Breanna Ramos, UCLA
The UCLA Luskin School of Public Affairs will open the application period for the Food Studies Graduate Certificate Program starting today (Feb. 1). The program is open to all UCLA graduate students and selected applicants will begin taking classes in fall 2016.
Food equity, security and environmental sustainability are growing global concerns, and there is an increased interest in developing programs to alleviate such issues, specifically within the University of California system. The certificate program falls under UC President Janet Napolitano’s Global Food Initiative, which was launched in 2014 to address “…one of the critical issues of our time: how to sustainably and nutritiously feed a world population expected to reach eight billion by 2025.”
“It shouldn’t be an issue for people to get healthy foods or for us to worry about whether or not we’re going to have healthy foods in the future,” said Alexis Oberlander, project manager for the program at the Luskin School. Oberlander is just one of the many staff members who strongly supports food studies’ importance and participated in developing program details.

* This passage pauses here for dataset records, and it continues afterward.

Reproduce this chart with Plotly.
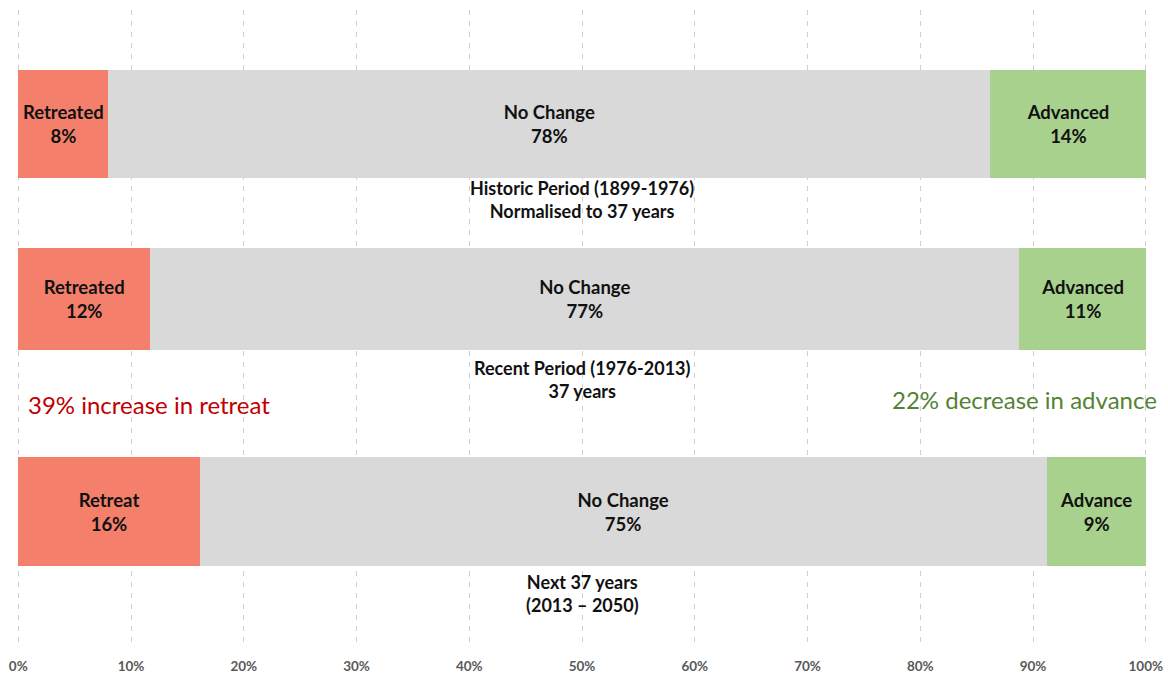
import plotly.graph_objects as go

# ---- data ----
periods = ["Historic Period (1899-1976)<br>Normalised to 37 years",
           "Recent Period (1976-2013)<br>37 years",
           "Next 37 years<br>(2013 – 2050)"]
retreat_vals = [8.0, 11.7, 16.1]
nochange_vals = [78.2, 77.1, 75.1]
advance_vals = [13.8, 11.2, 8.8]
retreat_names = ["Retreated", "Retreated", "Retreat"]
nochange_names = ["No Change", "No Change", "No Change"]
advance_names = ["Advanced", "Advanced", "Advance"]
retreat_pct = ["8%", "12%", "16%"]
nochange_pct = ["78%", "77%", "75%"]
advance_pct = ["14%", "11%", "9%"]
tick_vals = [0, 10, 20, 30, 40, 50, 60, 70, 80, 90, 100]
tick_labels = ["0%", "10%", "20%", "30%", "40%", "50%", "60%", "70%", "80%", "90%", "100%"]

# ---- layout helpers (positions in a 0..1 vertical frame, top = 0) ----
row_pos = [0.180, 0.455, 0.790]
bar_w = [0.170, 0.161, 0.172]
label_pos = [0.2984, 0.5819, 0.9189]
FONT = "Lato"

fig = go.Figure()
segs = [
    (retreat_vals, retreat_names, retreat_pct, "#F4806C"),
    (nochange_vals, nochange_names, nochange_pct, "#D9D9D9"),
    (advance_vals, advance_names, advance_pct, "#A9D18E"),
]
for vals, names, pcts, col in segs:
    fig.add_trace(go.Bar(
        y=row_pos, x=vals, orientation="h", width=bar_w,
        marker=dict(color=col, line=dict(width=0)),
        text=[f"<b>{n}<br>{p}</b>" for n, p in zip(names, pcts)],
        textposition="inside", insidetextanchor="middle",
        textfont=dict(family=FONT, size=18.5, color="#111111"),
        hoverinfo="skip", showlegend=False,
    ))

for yp, lab in zip(label_pos, periods):
    fig.add_annotation(x=50, y=yp, xref="x", yref="y",
                       text=f"<b>{lab}</b>", showarrow=False, yanchor="middle",
                       font=dict(family=FONT, size=18, color="#111111"))

fig.add_annotation(x=(28 - 18) / 1128, y=0.6205, xref="paper", yref="y",
                   text="39% increase in retreat",
                   showarrow=False, xanchor="left",
                   font=dict(family=FONT, size=24, color="#C00000"))
fig.add_annotation(x=(1157 - 18) / 1128, y=0.614, xref="paper", yref="y",
                   text="22% decrease in advance",
                   showarrow=False, xanchor="right",
                   font=dict(family=FONT, size=24, color="#548235"))

fig.update_layout(
    barmode="stack",
    width=1168, height=676,
    margin=dict(l=16, r=20, t=10, b=31),
    paper_bgcolor="white", plot_bgcolor="white",
    uniformtext=dict(minsize=16, mode="show"),
    xaxis=dict(range=[-0.2, 100.2], tickvals=tick_vals, ticktext=tick_labels,
               showgrid=True, gridcolor="#CFCFCF", griddash="5px,6px", gridwidth=1.2,
               zeroline=False, showline=False, ticks="", automargin=False,
               ticklabelstandoff=11,
               tickfont=dict(family=FONT, size=13.5, color="#595959", weight="bold")),
    yaxis=dict(range=[1, 0], showgrid=False, zeroline=False, showticklabels=False,
               showline=False, ticks="", automargin=False),
)

fig.write_html("out.html", config={"displayModeBar": False},
               post_script="document.body.style.margin='0';document.body.style.overflow='hidden';")
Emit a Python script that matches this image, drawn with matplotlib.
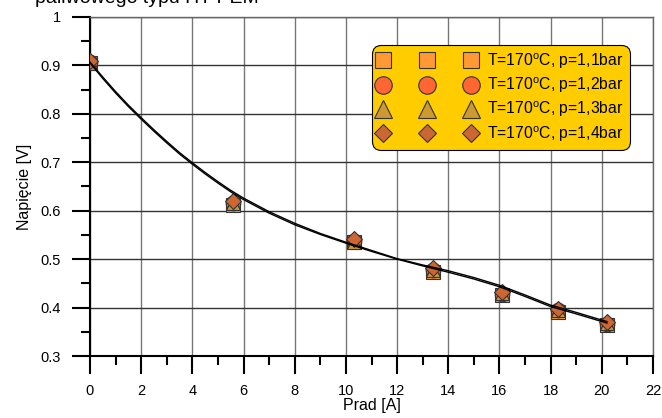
import matplotlib
matplotlib.use("Agg")
import matplotlib.pyplot as plt
from matplotlib.ticker import MultipleLocator

plt.rcParams['font.family'] = ['Liberation Sans', 'DejaVu Sans']
plt.rcParams['mathtext.fontset'] = 'custom'
plt.rcParams['mathtext.rm'] = 'Liberation Sans'

# punkty pomiarowe
prad = [0, 5.6, 10.3, 13.4, 16.1, 18.3, 20.2]
nap_11 = [0.905, 0.612, 0.535, 0.473, 0.425, 0.391, 0.364]
nap_12 = [0.907, 0.616, 0.538, 0.477, 0.429, 0.395, 0.367]
nap_13 = [0.904, 0.615, 0.536, 0.478, 0.430, 0.396, 0.368]
nap_14 = [0.909, 0.620, 0.541, 0.482, 0.433, 0.398, 0.370]

# krzywe dopasowania
prad_fit = [0, 0.5, 1, 1.5, 2, 2.5, 3, 3.5, 4, 4.5, 5, 5.5, 6, 7, 8, 9, 10,
            11, 12, 13, 14, 15, 16, 17, 18, 19, 20.2]
fit_a = [0.905, 0.873, 0.843, 0.815, 0.789, 0.764, 0.740, 0.717, 0.696, 0.676, 0.657,
         0.639, 0.623, 0.595, 0.571, 0.551, 0.533,
         0.516, 0.500, 0.486, 0.473, 0.459, 0.443, 0.423, 0.402, 0.387, 0.368]
fit_b = [0.907, 0.876, 0.846, 0.818, 0.792, 0.767, 0.743, 0.720, 0.699, 0.679, 0.660,
         0.642, 0.626, 0.598, 0.574, 0.553, 0.535,
         0.518, 0.501, 0.488, 0.476, 0.462, 0.446, 0.426, 0.405, 0.390, 0.371]

labels = [r'T=170$^{\mathrm{o}}$C, p=1,1bar', r'T=170$^{\mathrm{o}}$C, p=1,2bar',
          r'T=170$^{\mathrm{o}}$C, p=1,3bar', r'T=170$^{\mathrm{o}}$C, p=1,4bar']

fig = plt.figure(figsize=(6.62, 4.18), dpi=100)
ax = fig.add_axes([90/662, 1-356/418, 563/662, 339/418])

serie = [
    (nap_11, 's', '#FF9933', 10),
    (nap_12, 'o', '#FF6633', 10.5),
    (nap_13, '^', '#CC9933', 10.5),
    (nap_14, 'D', '#CC6633', 8),
]
for (y, m, c, ms), lab in zip(serie, labels):
    ax.plot(prad, y, linestyle='none', marker=m, markersize=ms, markerfacecolor=c,
            markeredgecolor='#333333', markeredgewidth=0.8, label=lab, zorder=3)

ax.plot(prad_fit, fit_a, color='black', lw=1.0, zorder=4)
ax.plot(prad_fit, fit_b, color='black', lw=1.0, zorder=4)

ax.set_xlim(0, 22)
ax.set_ylim(0.3, 1.0)
ax.xaxis.set_major_locator(MultipleLocator(2))
ax.xaxis.set_minor_locator(MultipleLocator(1))
ax.yaxis.set_minor_locator(MultipleLocator(0.05))
ax.set_yticks([0.3, 0.4, 0.5, 0.6, 0.7, 0.8, 0.9, 1.0])
ax.set_yticklabels(['0.3', '0.4', '0.5', '0.6', '0.7', '0.8', '0.9', '1'])

ax.grid(True, which='major', axis='x', color='#777777', lw=1.0)
ax.grid(True, which='major', axis='y', color='#333333', lw=1.0)
ax.set_axisbelow(True)

ax.tick_params(which='major', direction='out', length=13, width=1.5, labelsize=10.5, pad=7)
ax.tick_params(which='minor', direction='out', length=6.5, width=1.5)
ax.tick_params(axis='y', which='major', pad=8)
for s in ['left', 'bottom']:
    ax.spines[s].set_linewidth(1.5)
for s in ['top', 'right']:
    ax.spines[s].set_linewidth(1.0)
    ax.spines[s].set_color('#666666')

ax.set_xlabel('Prad [A]', fontsize=11.5, labelpad=0)
ax.set_ylabel('Napięcie [V]', fontsize=11.5, labelpad=6)

fig.text(35/662, 1-3/418, 'paliwowego typu HT-PEM', fontsize=14, va='baseline', ha='left')

leg = ax.legend(loc='upper right', bbox_to_anchor=(630/662, 1-45/418),
                bbox_transform=fig.transFigure, numpoints=3, handlelength=6.2,
                handletextpad=0.75, labelspacing=0.3, fontsize=11.3, markerscale=1.2,
                borderpad=0.4, borderaxespad=0, fancybox=True, framealpha=1)
fr = leg.get_frame()
fr.set_facecolor('#FFCC00')
fr.set_edgecolor('black')
fr.set_linewidth(0.8)
fr.set_boxstyle('round', pad=0, rounding_size=0.6)

fig.savefig('out.png', dpi=100)
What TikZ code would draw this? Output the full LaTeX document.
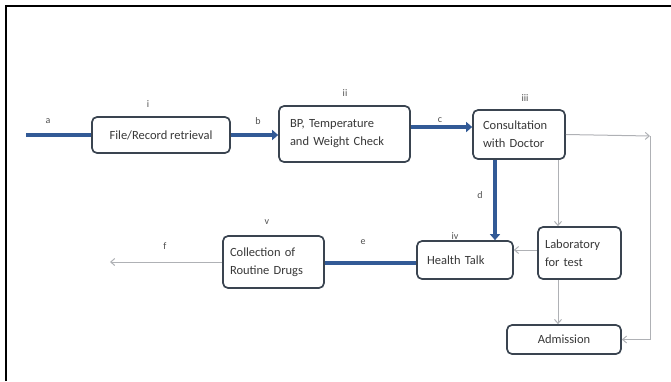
\documentclass[tikz,border=0pt]{standalone}
\usepackage{fontspec}
\setmainfont{Carlito}
\usetikzlibrary{arrows.meta,calc}
\definecolor{flowblue}{RGB}{50,90,150}
\definecolor{boxline}{RGB}{58,68,80}
\definecolor{thingray}{RGB}{175,177,181}
\definecolor{labelgray}{RGB}{80,80,80}
\tikzset{
  stagebox/.style={draw=boxline, line width=1.7pt, rounded corners=5pt, fill=white,
    font=\fontsize{12.5}{18}\selectfont, text=black!78, inner ysep=3pt, inner xsep=#1},
  stagebox/.default=4pt,
  mainflow/.style={draw=flowblue, line width=4.5pt,
    -{Triangle[length=6pt,width=10pt]}},
  mainline/.style={draw=flowblue, line width=4.5pt},
  sideflow/.style={draw=thingray, line width=1pt, -{Straight Barb[length=4pt,width=7pt]}},
  sideline/.style={draw=thingray, line width=1pt},
  steplabel/.style={font=\fontsize{10}{11}\selectfont, text=labelgray},
}
\begin{document}
\begin{tikzpicture}[x=1pt,y=-1pt]
\useasboundingbox (0,0) rectangle (671,381);
% frame edges
\draw[line width=2pt] (5.5,381) -- (5.5,5.5) -- (671,5.5);

% stages
\node[stagebox, minimum width=138pt, minimum height=36pt] (rec) at (161,135) {File/Record retrieval};
\node[stagebox=11pt, text width=109pt, minimum height=56pt, align=left] (vit) at (344.5,134) {BP, Temperature\\and Weight Check};
\node[stagebox=10pt, text width=72pt, minimum height=49pt, align=left] (doc) at (519,134.5) {Consultation\\with Doctor};
\node[stagebox=7pt, text width=69pt, minimum height=52pt, align=left] (lab) at (579.5,253) {Laboratory\\for test};
\node[stagebox=10pt, text width=76pt, minimum height=38pt, align=left] (talk) at (465,260) {Health Talk};
\node[stagebox, minimum width=114pt, minimum height=29pt] (adm) at (564,339.5) {Admission};
\node[stagebox=7pt, text width=87pt, minimum height=52pt, align=left] (drug) at (273.5,262) {Collection of\\Routine Drugs};

% free ends and corners
\coordinate (start) at (26,135);
\coordinate (exit) at (110,262);
\coordinate (rtop) at (650,136);
\coordinate (rbot) at (650,339.5);

% main flow
\draw[mainline] (start) -- (rec.west);
\draw[mainflow] (rec.east) -- (rec.east -| vit.west);
\draw[mainflow] ([yshift=7pt]vit.east) -- ([yshift=7pt]vit.east -| doc.west);
\draw[mainflow] ([xshift=-24pt]doc.south) -- ([xshift=-24pt]doc.south |- talk.north);
\draw[mainline] ([yshift=-3pt]talk.west) -- ([yshift=-3pt]talk.west -| drug.east);
\draw[sideflow] (drug.west) -- (exit);

% side routes
\draw[sideflow] (doc.east) -- (rtop);
\draw[sideline] (rtop) -- (rbot);
\draw[sideflow] (rbot) -- (adm.east);
\draw[sideflow] ([xshift=-21.5pt]lab.north |- doc.south) -- ([xshift=-21.5pt]lab.north);
\draw[sideflow] ([yshift=3pt]lab.west) -- ([yshift=3pt]lab.west -| talk.east);
\draw[sideflow] ([xshift=-21.5pt]lab.south) -- ([xshift=-21.5pt]lab.south |- adm.north);

% step labels
\node[steplabel] (la) at (48,121) {a};
\node[steplabel] (li) at (148,104) {i};
\node[steplabel] (lb) at (258,121) {b};
\node[steplabel] (lii) at (345,93) {ii};
\node[steplabel] (lc) at (440,120) {c};
\node[steplabel] (liii) at (525,98) {iii};
\node[steplabel] (ld) at (480,195) {d};
\node[steplabel] (liv) at (455,236) {iv};
\node[steplabel] (le) at (363,242) {e};
\node[steplabel] (lv) at (267,222) {v};
\node[steplabel] (lf) at (165,246) {f};
\end{tikzpicture}
\end{document}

“That’s part of what’s most exciting, having people from the North and South campuses: from English, dentistry and all over,” said public health professor May Wang. “We can’t really talk about food without addressing all these other social, economic and even political aspects.”
The program requires that participants take courses in multiple fields. Among the four graduate-level courses students must take, one must be a core interdisciplinary class that was specifically designed for the program. The other three courses can be chosen based on personal preference and selected from the following categories: Food Policy and Food Systems, Nutritional Science, and Social and Cultural Aspects of Food.
“The hope and intention of the program is that it’ll bring students together across all disciplines to think about the complex issue that is food in our country today,” said Sarah Roth, graduate student researcher for the program. “Bringing together law, business, public policy, urban planning and public health students into the same room so that they can both understand one another’s perspective and use that understanding to leverage change.”
Applications will become available in February, with about 10 participant slots available. The program is expected to attract students from various disciplines.
“A passion for food is the critical component for applying,” said Oberlander. “Applicants should express any ideas that they have about how they’re going to use food studies in their education and future careers because that’s our goal: supplementing their education, so that they can go into the working world with their certificate and apply it to whatever they’re doing.”
Events have been planned to attract not only potential students, but to educate others about why studying food is crucial. A calendar of campus events relevant to food studies also is available online at: http://luskin.ucla.edu/content/food-studies-event-calendar.
“What we really want to do is create good food citizens,” said UCLA law professor Michael Roberts, lead instructor for the core course. “What ‘good food citizens’ means is that we’ve got people in the community who understand and appreciate food and who can improve the conditions, the consumption, and or production of food in the local community and beyond.”